◆ REQUIREMENTS:
Pull every "this" line out of the data below.

◆ EXERCISE INPUT:
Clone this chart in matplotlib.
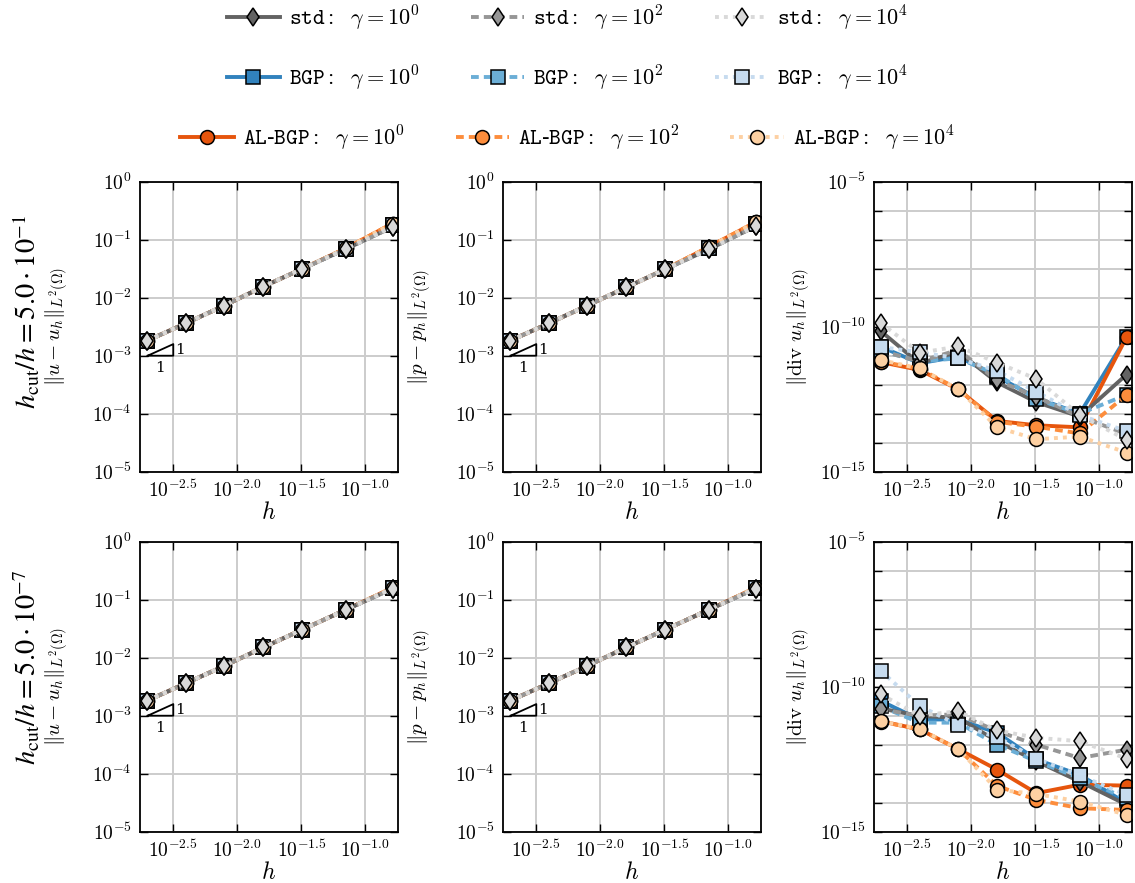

...

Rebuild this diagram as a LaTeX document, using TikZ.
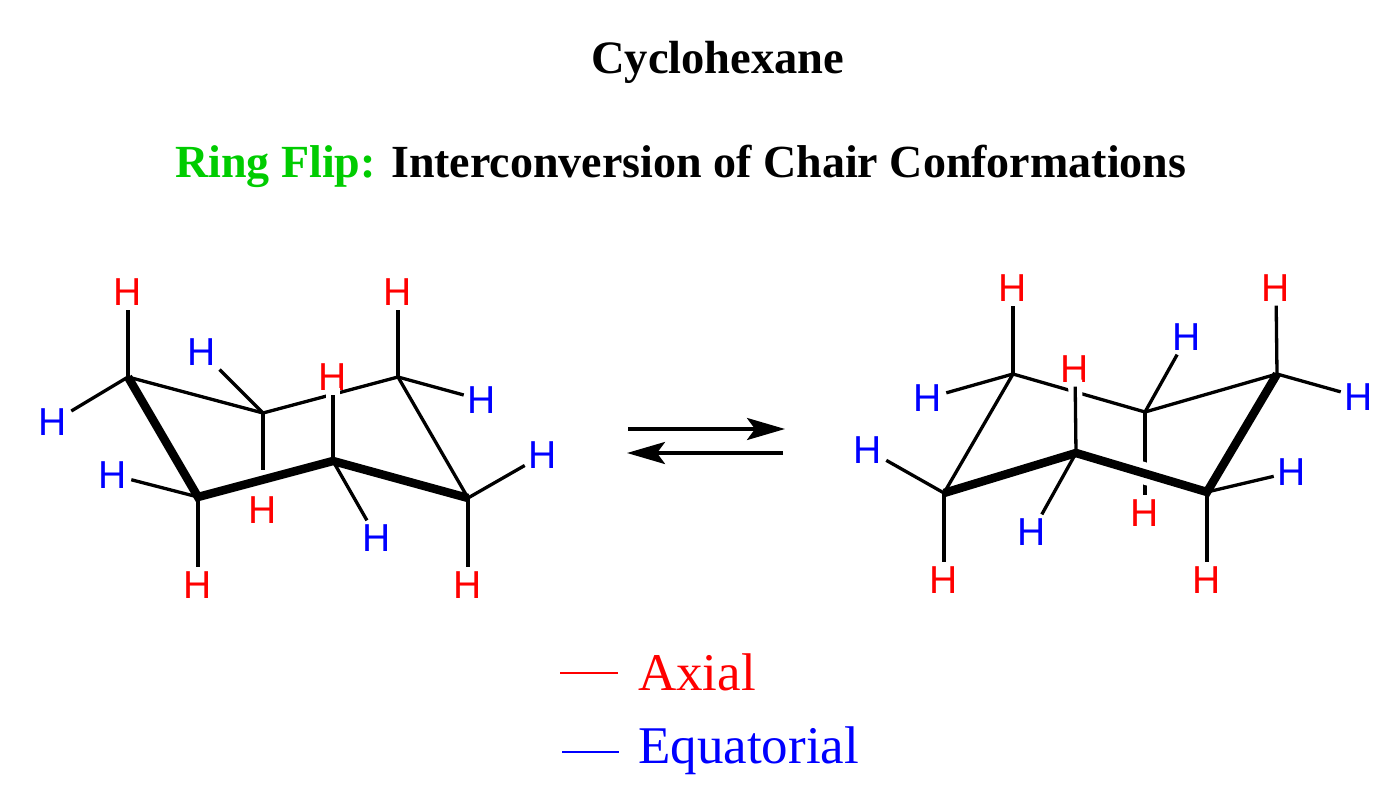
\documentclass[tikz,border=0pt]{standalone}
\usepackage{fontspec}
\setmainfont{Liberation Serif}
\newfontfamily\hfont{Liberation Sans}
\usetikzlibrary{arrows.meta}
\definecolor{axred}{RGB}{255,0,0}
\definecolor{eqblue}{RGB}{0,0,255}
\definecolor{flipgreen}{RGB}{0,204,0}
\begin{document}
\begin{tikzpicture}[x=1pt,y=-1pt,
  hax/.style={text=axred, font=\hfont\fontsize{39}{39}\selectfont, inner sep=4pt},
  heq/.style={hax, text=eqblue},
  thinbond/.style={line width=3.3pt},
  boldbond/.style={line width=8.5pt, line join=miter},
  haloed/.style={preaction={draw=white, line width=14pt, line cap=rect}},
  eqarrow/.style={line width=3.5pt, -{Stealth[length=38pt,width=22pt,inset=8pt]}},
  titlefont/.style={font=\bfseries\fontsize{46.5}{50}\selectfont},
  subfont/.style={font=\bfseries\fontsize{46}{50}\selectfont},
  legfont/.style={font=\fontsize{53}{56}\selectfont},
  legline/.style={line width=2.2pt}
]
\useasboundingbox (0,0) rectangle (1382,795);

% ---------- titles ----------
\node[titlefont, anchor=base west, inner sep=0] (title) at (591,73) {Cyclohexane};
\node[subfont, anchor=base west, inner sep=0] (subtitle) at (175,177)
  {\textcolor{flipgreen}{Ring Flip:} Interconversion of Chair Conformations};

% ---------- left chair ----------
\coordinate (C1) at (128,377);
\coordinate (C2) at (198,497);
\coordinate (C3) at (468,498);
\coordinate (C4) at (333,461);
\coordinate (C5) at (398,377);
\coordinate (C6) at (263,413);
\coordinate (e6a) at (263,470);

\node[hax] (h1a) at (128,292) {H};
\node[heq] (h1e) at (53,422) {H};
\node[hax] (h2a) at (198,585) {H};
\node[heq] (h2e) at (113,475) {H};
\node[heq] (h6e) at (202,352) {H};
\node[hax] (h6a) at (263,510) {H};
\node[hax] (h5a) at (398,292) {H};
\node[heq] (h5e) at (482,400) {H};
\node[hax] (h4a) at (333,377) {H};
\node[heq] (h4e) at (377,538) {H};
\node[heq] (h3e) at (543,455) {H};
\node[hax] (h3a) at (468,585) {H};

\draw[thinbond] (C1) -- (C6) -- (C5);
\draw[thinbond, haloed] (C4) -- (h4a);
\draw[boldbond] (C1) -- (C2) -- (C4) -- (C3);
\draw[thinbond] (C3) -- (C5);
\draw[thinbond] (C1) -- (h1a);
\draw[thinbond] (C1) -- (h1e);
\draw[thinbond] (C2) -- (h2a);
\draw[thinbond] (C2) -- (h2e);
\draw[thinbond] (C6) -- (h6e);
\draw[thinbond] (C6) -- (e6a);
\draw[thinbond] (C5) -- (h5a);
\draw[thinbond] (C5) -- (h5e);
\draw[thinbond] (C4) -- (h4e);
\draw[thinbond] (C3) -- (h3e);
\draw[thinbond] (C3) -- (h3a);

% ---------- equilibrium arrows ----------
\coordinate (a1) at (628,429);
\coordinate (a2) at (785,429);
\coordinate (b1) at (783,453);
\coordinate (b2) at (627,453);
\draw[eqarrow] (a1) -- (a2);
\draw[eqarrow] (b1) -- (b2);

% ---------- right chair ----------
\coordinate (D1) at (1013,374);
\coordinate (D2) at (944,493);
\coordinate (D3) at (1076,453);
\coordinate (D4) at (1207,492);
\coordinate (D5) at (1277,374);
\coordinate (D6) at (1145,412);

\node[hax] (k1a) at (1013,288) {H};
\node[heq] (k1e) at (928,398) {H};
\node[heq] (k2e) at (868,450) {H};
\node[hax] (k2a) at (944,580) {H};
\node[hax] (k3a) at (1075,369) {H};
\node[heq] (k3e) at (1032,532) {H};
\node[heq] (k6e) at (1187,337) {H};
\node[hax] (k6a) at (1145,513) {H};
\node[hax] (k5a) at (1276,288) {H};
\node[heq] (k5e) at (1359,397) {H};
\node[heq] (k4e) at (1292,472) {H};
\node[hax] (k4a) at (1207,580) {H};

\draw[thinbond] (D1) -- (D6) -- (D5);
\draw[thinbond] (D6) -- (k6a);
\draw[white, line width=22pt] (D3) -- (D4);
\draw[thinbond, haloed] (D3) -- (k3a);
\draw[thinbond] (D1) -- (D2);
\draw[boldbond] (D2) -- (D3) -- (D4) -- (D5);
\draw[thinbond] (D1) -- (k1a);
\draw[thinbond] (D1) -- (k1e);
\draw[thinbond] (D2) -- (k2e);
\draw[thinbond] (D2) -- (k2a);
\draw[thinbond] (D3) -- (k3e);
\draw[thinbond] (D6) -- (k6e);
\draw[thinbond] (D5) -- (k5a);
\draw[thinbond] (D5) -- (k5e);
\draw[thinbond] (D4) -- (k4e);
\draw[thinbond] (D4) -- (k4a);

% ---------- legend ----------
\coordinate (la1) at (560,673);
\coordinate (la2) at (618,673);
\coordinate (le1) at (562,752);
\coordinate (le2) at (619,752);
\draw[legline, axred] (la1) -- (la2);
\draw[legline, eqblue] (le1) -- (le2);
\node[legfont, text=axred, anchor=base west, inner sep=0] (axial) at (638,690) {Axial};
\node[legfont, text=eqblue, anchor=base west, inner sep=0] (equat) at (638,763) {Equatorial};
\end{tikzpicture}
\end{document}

==

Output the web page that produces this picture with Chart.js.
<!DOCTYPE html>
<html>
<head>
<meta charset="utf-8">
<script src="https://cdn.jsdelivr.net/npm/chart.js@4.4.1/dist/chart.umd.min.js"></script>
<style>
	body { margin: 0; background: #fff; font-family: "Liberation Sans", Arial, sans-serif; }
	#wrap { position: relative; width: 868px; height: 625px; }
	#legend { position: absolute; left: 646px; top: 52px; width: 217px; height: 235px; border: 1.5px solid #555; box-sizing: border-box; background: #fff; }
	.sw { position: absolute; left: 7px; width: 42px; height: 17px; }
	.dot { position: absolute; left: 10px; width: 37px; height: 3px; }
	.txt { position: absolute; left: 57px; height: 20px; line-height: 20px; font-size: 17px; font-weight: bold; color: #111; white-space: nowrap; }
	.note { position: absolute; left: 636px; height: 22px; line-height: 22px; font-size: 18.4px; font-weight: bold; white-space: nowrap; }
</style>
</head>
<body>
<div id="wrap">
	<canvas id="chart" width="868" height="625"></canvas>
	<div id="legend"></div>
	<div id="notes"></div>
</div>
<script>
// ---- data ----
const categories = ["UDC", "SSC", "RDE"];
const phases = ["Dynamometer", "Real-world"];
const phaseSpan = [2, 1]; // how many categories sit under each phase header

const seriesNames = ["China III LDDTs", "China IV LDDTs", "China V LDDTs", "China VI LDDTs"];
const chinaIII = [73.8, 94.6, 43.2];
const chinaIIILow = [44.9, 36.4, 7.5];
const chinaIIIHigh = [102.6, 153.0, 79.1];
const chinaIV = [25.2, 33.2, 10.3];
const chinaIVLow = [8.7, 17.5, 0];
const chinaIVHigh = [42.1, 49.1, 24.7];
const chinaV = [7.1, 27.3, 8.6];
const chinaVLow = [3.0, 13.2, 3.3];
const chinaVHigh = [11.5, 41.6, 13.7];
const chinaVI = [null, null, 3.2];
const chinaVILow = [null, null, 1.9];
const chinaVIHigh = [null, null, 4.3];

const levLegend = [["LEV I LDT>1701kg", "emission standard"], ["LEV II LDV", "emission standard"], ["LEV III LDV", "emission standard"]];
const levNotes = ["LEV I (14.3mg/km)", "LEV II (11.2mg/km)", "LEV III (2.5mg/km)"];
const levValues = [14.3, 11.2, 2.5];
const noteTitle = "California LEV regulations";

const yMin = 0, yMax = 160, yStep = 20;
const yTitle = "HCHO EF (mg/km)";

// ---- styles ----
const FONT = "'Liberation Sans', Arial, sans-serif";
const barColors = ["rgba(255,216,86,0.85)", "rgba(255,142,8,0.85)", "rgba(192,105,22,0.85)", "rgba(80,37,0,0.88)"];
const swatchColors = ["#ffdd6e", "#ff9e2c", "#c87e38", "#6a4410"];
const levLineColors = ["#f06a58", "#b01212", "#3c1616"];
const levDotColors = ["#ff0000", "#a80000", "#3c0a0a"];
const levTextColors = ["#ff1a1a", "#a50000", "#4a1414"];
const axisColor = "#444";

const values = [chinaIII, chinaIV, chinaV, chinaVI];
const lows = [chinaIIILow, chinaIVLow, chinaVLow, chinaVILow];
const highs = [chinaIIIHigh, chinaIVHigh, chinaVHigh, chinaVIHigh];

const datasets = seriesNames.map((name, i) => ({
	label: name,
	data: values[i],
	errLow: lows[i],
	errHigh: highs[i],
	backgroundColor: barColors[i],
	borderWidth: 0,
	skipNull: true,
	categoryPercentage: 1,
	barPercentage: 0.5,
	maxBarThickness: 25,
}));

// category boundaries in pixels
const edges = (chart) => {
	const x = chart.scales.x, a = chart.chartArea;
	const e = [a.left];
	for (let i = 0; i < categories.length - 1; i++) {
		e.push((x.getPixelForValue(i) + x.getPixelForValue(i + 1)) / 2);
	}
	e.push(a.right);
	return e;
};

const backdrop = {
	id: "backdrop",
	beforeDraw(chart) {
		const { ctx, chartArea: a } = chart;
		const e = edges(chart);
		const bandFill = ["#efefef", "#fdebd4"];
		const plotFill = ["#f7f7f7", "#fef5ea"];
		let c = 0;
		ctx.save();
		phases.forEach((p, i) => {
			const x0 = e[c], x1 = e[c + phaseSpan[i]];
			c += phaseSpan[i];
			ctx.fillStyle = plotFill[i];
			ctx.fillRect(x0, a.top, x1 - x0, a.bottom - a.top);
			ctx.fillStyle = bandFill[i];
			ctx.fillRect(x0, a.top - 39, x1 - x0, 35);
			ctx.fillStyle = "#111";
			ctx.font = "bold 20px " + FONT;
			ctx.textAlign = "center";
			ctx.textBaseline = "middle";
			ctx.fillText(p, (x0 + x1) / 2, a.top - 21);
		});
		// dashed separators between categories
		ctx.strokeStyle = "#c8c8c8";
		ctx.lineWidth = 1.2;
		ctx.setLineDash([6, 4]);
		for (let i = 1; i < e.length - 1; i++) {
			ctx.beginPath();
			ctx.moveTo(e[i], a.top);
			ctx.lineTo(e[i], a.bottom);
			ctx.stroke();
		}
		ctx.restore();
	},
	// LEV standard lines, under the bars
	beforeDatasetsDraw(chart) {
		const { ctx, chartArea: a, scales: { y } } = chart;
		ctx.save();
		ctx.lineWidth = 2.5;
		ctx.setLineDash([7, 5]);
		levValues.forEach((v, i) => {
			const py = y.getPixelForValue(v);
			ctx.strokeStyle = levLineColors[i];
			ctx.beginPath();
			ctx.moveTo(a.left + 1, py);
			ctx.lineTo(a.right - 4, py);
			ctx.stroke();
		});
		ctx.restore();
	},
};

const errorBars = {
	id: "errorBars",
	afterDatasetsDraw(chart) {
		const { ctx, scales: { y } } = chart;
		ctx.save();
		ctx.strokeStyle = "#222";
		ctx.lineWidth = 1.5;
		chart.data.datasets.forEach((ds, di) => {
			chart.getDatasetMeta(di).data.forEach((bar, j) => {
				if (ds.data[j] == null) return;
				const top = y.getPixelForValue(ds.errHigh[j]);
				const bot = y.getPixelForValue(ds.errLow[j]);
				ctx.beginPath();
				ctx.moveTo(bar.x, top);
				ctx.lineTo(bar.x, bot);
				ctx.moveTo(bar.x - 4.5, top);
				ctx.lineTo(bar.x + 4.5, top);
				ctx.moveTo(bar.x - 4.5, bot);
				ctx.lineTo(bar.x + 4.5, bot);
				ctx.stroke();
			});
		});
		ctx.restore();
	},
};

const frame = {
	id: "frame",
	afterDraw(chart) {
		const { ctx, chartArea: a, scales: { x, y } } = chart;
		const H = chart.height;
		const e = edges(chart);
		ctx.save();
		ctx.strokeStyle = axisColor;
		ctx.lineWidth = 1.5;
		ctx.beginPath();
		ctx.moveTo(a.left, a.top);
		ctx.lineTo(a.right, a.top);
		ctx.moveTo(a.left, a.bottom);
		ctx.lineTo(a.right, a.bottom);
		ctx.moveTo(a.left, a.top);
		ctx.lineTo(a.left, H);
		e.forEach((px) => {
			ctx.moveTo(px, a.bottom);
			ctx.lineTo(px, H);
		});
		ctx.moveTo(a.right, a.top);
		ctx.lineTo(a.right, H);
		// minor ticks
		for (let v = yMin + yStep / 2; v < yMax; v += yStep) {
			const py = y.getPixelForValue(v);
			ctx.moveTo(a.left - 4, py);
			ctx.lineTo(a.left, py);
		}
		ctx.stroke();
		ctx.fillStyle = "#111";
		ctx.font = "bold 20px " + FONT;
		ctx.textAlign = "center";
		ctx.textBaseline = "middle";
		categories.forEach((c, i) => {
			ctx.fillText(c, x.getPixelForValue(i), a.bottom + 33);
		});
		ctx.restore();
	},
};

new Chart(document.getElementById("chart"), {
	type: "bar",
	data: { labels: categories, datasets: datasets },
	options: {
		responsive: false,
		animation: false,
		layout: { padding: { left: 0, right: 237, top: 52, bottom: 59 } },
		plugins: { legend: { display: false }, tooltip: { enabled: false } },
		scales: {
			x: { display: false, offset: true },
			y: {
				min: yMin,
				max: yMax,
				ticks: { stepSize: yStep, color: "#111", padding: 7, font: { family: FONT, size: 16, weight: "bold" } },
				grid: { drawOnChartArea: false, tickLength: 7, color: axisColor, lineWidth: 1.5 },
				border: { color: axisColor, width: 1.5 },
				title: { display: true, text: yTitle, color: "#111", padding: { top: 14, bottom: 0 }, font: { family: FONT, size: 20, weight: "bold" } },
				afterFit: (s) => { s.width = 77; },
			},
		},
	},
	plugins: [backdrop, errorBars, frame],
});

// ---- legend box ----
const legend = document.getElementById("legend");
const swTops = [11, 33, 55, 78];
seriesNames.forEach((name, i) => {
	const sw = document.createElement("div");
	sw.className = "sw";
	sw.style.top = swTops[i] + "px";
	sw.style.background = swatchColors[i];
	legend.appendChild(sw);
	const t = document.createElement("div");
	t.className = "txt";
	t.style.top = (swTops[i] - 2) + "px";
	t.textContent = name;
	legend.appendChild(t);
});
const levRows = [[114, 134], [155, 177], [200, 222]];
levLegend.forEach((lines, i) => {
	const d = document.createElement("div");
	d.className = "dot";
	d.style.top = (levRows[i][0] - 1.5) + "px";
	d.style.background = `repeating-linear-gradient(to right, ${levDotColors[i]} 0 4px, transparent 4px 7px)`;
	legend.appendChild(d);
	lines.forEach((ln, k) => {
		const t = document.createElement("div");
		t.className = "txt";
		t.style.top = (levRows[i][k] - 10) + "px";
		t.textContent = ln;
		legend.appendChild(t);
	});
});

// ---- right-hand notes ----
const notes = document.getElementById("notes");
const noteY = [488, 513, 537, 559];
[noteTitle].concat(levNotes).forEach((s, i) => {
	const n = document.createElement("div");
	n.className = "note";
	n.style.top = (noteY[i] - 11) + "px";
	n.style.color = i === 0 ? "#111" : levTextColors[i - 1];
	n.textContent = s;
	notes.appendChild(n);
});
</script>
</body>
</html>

◆ RIGHT ANSWER:
Clone this chart in matplotlib.
Rebuild this diagram as a LaTeX document, using TikZ.
Output the web page that produces this picture with Chart.js.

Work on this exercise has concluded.